梅朵在这边拿着手机叫:“姑姑!喂?玉琴姑姑?”
“朵儿?你还好吗……朵儿?”手机的信号很差,断断续续的。
“我很好!姑姑……喂?”梅朵急得想哭:“什么破信号啊,连手机都欺负我!”秦震韬赶紧放下手里的粥碗,给她拿来了座机:“别着急,别着急!这里手机的信号不太好,你用座机给她打过去吧!”
梅朵如珠似宝地捧过手机,马上给梅玉琴打了过去。
“姑姑,我是朵儿,这边的手机信号不好……嗯,我很好,你不用担心……嗯……我知道,你就放心吧!兴达最近有没有回来陪你呀?是吗?真的呀?”梅朵听得眉飞色舞:“这么说,姑姑你要准备当婆婆了哟……”刚才还是一脸的笑容,忽然又乌云密布了:“你没提,我已经给兴达准备了婚房吗?说了她还……这种儿媳妇娶回家,还不活活气死你啊?你告诉兴达,赶紧断,现在不断,以后哭都来不及!”

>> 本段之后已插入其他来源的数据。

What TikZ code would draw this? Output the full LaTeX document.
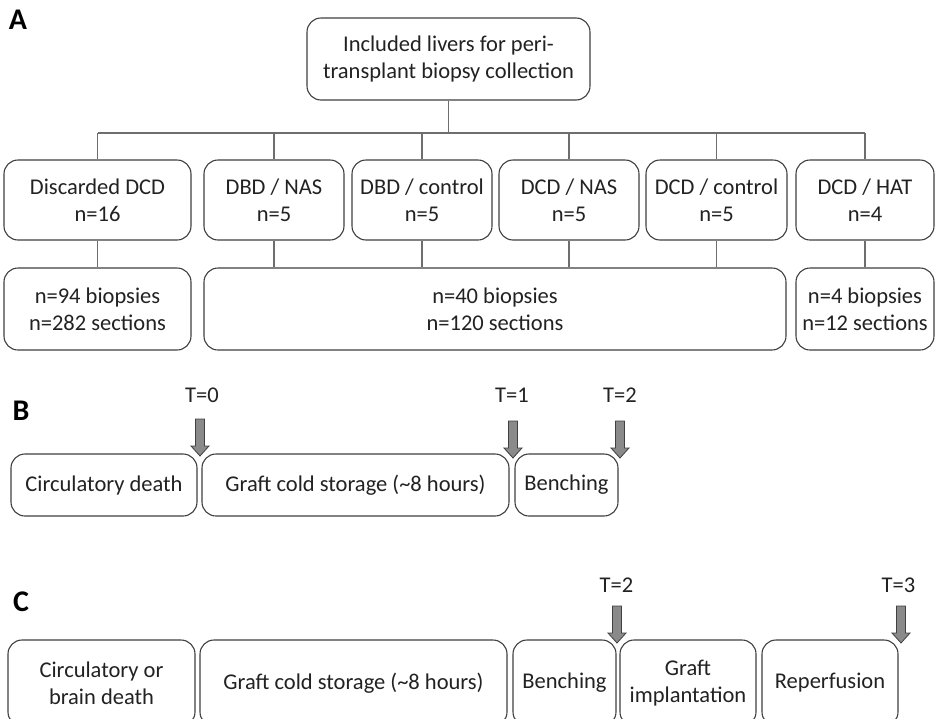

挂断电话,梅朵简直无法理解:“怎么越是经济发达的地方,人的欲壑就越难填呢?”
“怎么了?”秦震韬问:“刚才那个,是你的亲姑姑?”
“非亲,胜似亲!”
“是吗?看你跟她撒娇的样子,我还以为是亲姑姑呢。”
梅朵问秦震韬:“我真弄不明白,玉琴姑姑也就小学文化,最平凡的一个农村妇女,因为我爸爸生前有恩与她,她就懂得给我温暖和关怀,像亲人一样地关心我,照顾我。为什么反倒一些所谓受过高等教育的人,就是不知什么是满足呢!?”
秦震韬反问:“一定是她的儿子或是儿子的女朋友,想要你的什么东西吧?他们想要什么?”
“我的别墅!”梅朵脱口而出,反应过来之后,马上瞪大了眼睛,像个说错话的孩子似的,用手捂住了嘴巴。
秦震韬噗呲一笑,用手拨了拨她的头发说:“知道你是女财主,可没想到你这么有钱,自己一个人住大别墅?”
梅朵幽幽地回答:“打算和玉琴姑姑在那别墅里相依为命的,给她儿子准备了一套一百五十八平的婚房,结果那女孩第一次进门,就说除非那幢别墅是婚房,要不然的话就……”
“好啦!除了那位玉琴姑姑,谁都跟你八竿子打不着!你有必要为了一个八竿子打不着的人,去费心费神吗?再说你已经给了她儿子一套婚房,这样的女朋友如果不了断,那只能说明她儿子也不是什么好东西!”秦震韬拿起粥碗看着她,用及其温柔的语气问:“我喂你好不好?”梅朵顿时脸飞红霞,抿紧了嘴。秦震韬刮了一下她的鼻子,然后把粥碗放在了她手上。